I’m in trouble with Working Mum because I’ve let the pool go green. The early taste of summer is predicted to stay for the weekend and WM was really looking forward to having her first swim of the season.

Princess is unhappy because I haven’t re-formatted the video camera’s hard-drive (something it needed to be able to work). Apparently, I’d been told that she absolutely had to have it fixed to use at school this afternoon and as Home IT manager, ‘technology maintenance’ is allegedly my responsibility.

Soldier Boy isn’t happy because I forgot to collect his contact lenses yesterday, which meant he had to go to school in his glasses looking like a nerd (or so he describes the minor inconvenience).

Rodent Boy is annoyed with me simply because I woke him up and made him go to school.

Even Rodent’s school told me off earlier today, this is the second time in a week they’ve needed to call me to advise he was missing his lunchbox. What’s the matter with these people? In my day if you forgot your lunchbox you just ate worms from the playing field. I got him there on time didn’t I? Okay, he was wearing yesterday’s crumpled trousers, dirty shirt and minus his tie (which I couldn’t find) but at least he wasn’t late.

So I decided I needed to do what every self-respecting househusband does in situations like this… I went shopping.

This decision however caused the one living thing that was still my friend, Muppet Dog, to immediately switch camps and hate me as well. Looking out the lounge window as I drove off, he gave me that ‘confused angry dog’ look. You know, the one that seems to say, ‘Why would he go off to the dog-park and leave me here? It doesn’t make sense. What a bastard!’.

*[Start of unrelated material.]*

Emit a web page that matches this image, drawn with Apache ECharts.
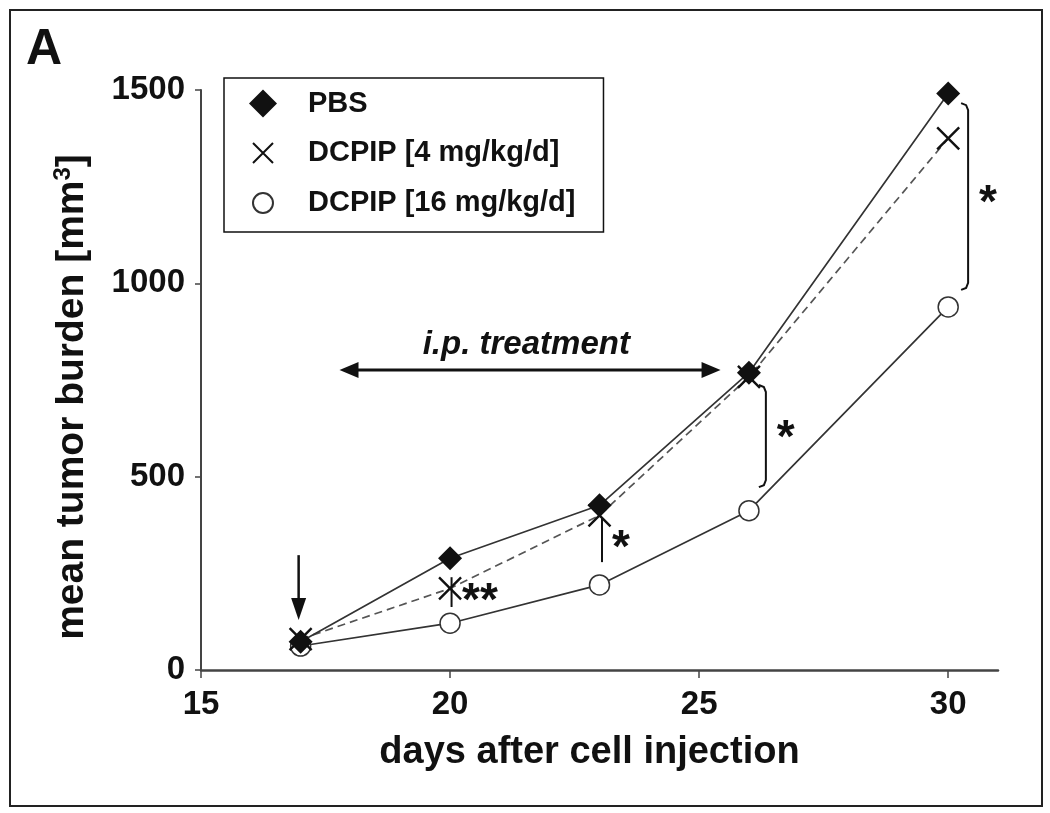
<!DOCTYPE html>
<html><head><meta charset="utf-8">
<script src="https://cdn.jsdelivr.net/npm/echarts@6/dist/echarts.min.js"></script>
<style>html,body{margin:0;padding:0;background:#fff}#c{width:1050px;height:813px}</style>
</head><body><div id="c"></div>
<script>
// ---- data ----
const days = [17, 20, 23, 26, 30];
const pbs = [73, 289, 426, 769, 1491];
const dcpip4 = [80, 211, 400, 758, 1375];
const dcpip16 = [62, 121, 220, 412, 939];
const xTicks = [15, 20, 25, 30];
const yTicks = [0, 500, 1000, 1500];
const seriesNames = ['PBS', 'DCPIP [4 mg/kg/d]', 'DCPIP [16 mg/kg/d]'];
const panelLabel = 'A';
const treatmentLabel = 'i.p. treatment';
const xName = 'days after cell injection';

const FONT = '"Liberation Sans", Arial, Helvetica, sans-serif';
const INK = '#111';
const LINE = '#333';

const pairs = (ys) => days.map((d, i) => [d, ys[i]]);

const option = {
  animation: false,
  backgroundColor: '#fff',
  textStyle: { fontFamily: FONT },
  grid: { left: 201, right: 52, top: 90, bottom: 143, containLabel: false },
  legend: {
    orient: 'vertical', left: 224, top: 78,
    padding: [11, 28, 14, 24],
    borderColor: INK, borderWidth: 1.5,
    itemWidth: 28, itemHeight: 28, itemGap: 20,
    textStyle: { fontFamily: FONT, fontWeight: 'bold', fontSize: 29, color: INK, padding: [0, 0, 0, 26] },
    data: [
      { name: seriesNames[0], icon: 'diamond' },
      { name: seriesNames[1], icon: 'path://M0,0M28,28M4,4L24,24M24,4L4,24' },
      { name: seriesNames[2], icon: 'path://M0,0M28,28M14,4A10,10,0,1,1,13.99,4Z' }
    ]
  },
  xAxis: {
    type: 'value', min: 15, max: 31, interval: 5,
    name: xName, nameLocation: 'middle', nameGap: 64,
    nameTextStyle: { fontFamily: FONT, fontWeight: 'bold', fontSize: 38, color: INK, padding: [0, 20, 0, 0] },
    axisLine: { show: true, onZero: false, lineStyle: { color: '#444', width: 2.5 } },
    axisTick: { show: true, length: 8, customValues: xTicks, lineStyle: { color: '#444', width: 1.5 } },
    axisLabel: { customValues: xTicks, margin: 18, fontFamily: FONT, fontWeight: 'bold', fontSize: 33, color: INK, formatter: (v) => String(v) },
    splitLine: { show: false }
  },
  yAxis: {
    type: 'value', min: 0, max: 1500, interval: 500,
    name: 'mean tumor burden [mm{s|3}]', nameLocation: 'middle', nameRotate: 90, nameGap: 108,
    nameTextStyle: {
      fontFamily: FONT, fontWeight: 'bold', fontSize: 39, color: INK, padding: [0, 34, 0, 0],
      rich: { s: { fontFamily: FONT, fontWeight: 'bold', fontSize: 24, color: INK, padding: [0, 0, 18, 0] } }
    },
    axisLine: { show: true, lineStyle: { color: '#444', width: 2 } },
    axisTick: { show: true, length: 6, customValues: yTicks, lineStyle: { color: '#444', width: 1.5 } },
    axisLabel: { customValues: yTicks, margin: 16, fontFamily: FONT, fontWeight: 'bold', fontSize: 33, color: INK, formatter: (v) => String(v) },
    splitLine: { show: false }
  },
  series: [
    {
      name: seriesNames[0], type: 'line', data: pairs(pbs), z: 4,
      symbol: 'diamond', symbolSize: 24,
      lineStyle: { color: LINE, width: 1.7 },
      itemStyle: { color: INK, borderColor: INK, borderWidth: 0 }
    },
    {
      name: seriesNames[1], type: 'line', data: pairs(dcpip4), z: 3,
      symbol: 'path://M0,0L20,20M20,0L0,20', symbolSize: 22,
      lineStyle: { color: '#555', width: 1.7, type: [8, 5] },
      itemStyle: { color: 'rgba(0,0,0,0)', borderColor: INK, borderWidth: 2.4 }
    },
    {
      name: seriesNames[2], type: 'line', data: pairs(dcpip16), z: 2,
      symbol: 'circle', symbolSize: 20,
      lineStyle: { color: LINE, width: 1.7 },
      itemStyle: { color: '#fff', borderColor: '#333', borderWidth: 1.5 }
    }
  ]
};

const chart = echarts.init(document.getElementById('c'), null, { renderer: 'canvas' });
chart.setOption(option);

const P = (x, y) => chart.convertToPixel({ gridIndex: 0 }, [x, y]);
const g = [];
// outer frame
g.push({ type: 'rect', shape: { x: 10, y: 10, width: 1032, height: 796 }, style: { fill: 'none', stroke: '#222', lineWidth: 2 }, z: 0 });
// panel letter
g.push({ type: 'text', x: 26, y: 25, style: { text: panelLabel, font: 'bold 50px ' + FONT, fill: INK } });

// treatment double arrow (data space)
const a1 = P(17.78, 776), a2 = P(25.43, 776);
g.push({ type: 'line', shape: { x1: a1[0] + 10, y1: a1[1], x2: a2[0] - 10, y2: a2[1] }, style: { stroke: INK, lineWidth: 3 } });
g.push({ type: 'polygon', shape: { points: [[a1[0], a1[1]], [a1[0] + 19, a1[1] - 8], [a1[0] + 19, a1[1] + 8]] }, style: { fill: INK } });
g.push({ type: 'polygon', shape: { points: [[a2[0], a2[1]], [a2[0] - 19, a2[1] - 8], [a2[0] - 19, a2[1] + 8]] }, style: { fill: INK } });
const tl = P(21.53, 840);
g.push({ type: 'text', x: tl[0], y: tl[1], style: { text: treatmentLabel, font: 'italic bold 33px ' + FONT, fill: INK, align: 'center', verticalAlign: 'middle' } });

// injection arrow
const d1 = P(16.96, 297), d2 = P(16.96, 129);
g.push({ type: 'line', shape: { x1: d1[0], y1: d1[1], x2: d2[0], y2: d2[1] - 16 }, style: { stroke: INK, lineWidth: 2.5 } });
g.push({ type: 'polygon', shape: { points: [[d2[0], d2[1]], [d2[0] - 7.5, d2[1] - 22], [d2[0] + 7.5, d2[1] - 22]] }, style: { fill: INK } });

// significance marks
function vbar(x, y1, y2) {
  const p1 = P(x, y1), p2 = P(x, y2);
  g.push({ type: 'line', shape: { x1: p1[0], y1: p1[1], x2: p2[0], y2: p2[1] }, style: { stroke: INK, lineWidth: 2 } });
}
function bracket(x, y1, y2) {
  const p1 = P(x, y1), p2 = P(x, y2);
  const X = p1[0];
  g.push({ type: 'polyline', shape: { points: [[X - 7, p1[1]], [X - 2, p1[1] + 2], [X, p1[1] + 7], [X, p2[1] - 7], [X - 2, p2[1] - 2], [X - 7, p2[1]]] }, style: { stroke: INK, lineWidth: 2, fill: 'none' } });
}
function star(x, y, txt) {
  const p = P(x, y);
  g.push({ type: 'text', x: p[0], y: p[1] + 9, style: { text: txt, font: 'bold 46px ' + FONT, fill: INK, align: 'center', verticalAlign: 'middle' } });
}
vbar(20.03, 240, 163); star(20.6, 199, '**');
vbar(23.05, 393, 279); star(23.43, 336, '*');
bracket(26.34, 737, 473); star(26.74, 621, '*');
bracket(30.40, 1466, 983); star(30.80, 1228, '*');

chart.setOption({ graphic: g });
</script>
</body></html>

Well all’s well that ends well, as they say. Who ‘they’ are I don’t actually know, but they’re very clever and know a lot stuff about everything. Anyway, after a small amount of retail therapy I felt much better, and I have since bought chlorine for the pool, which should now be hygienically clear by tomorrow. I re-formatted the video camera and dropped it off to Princess just in time. Rodent got his lunch. I picked up the contact lenses so Soldier Boy can be nerd-free again and then took the dog for a run in the park.

Now to enjoy the rest of my birthday!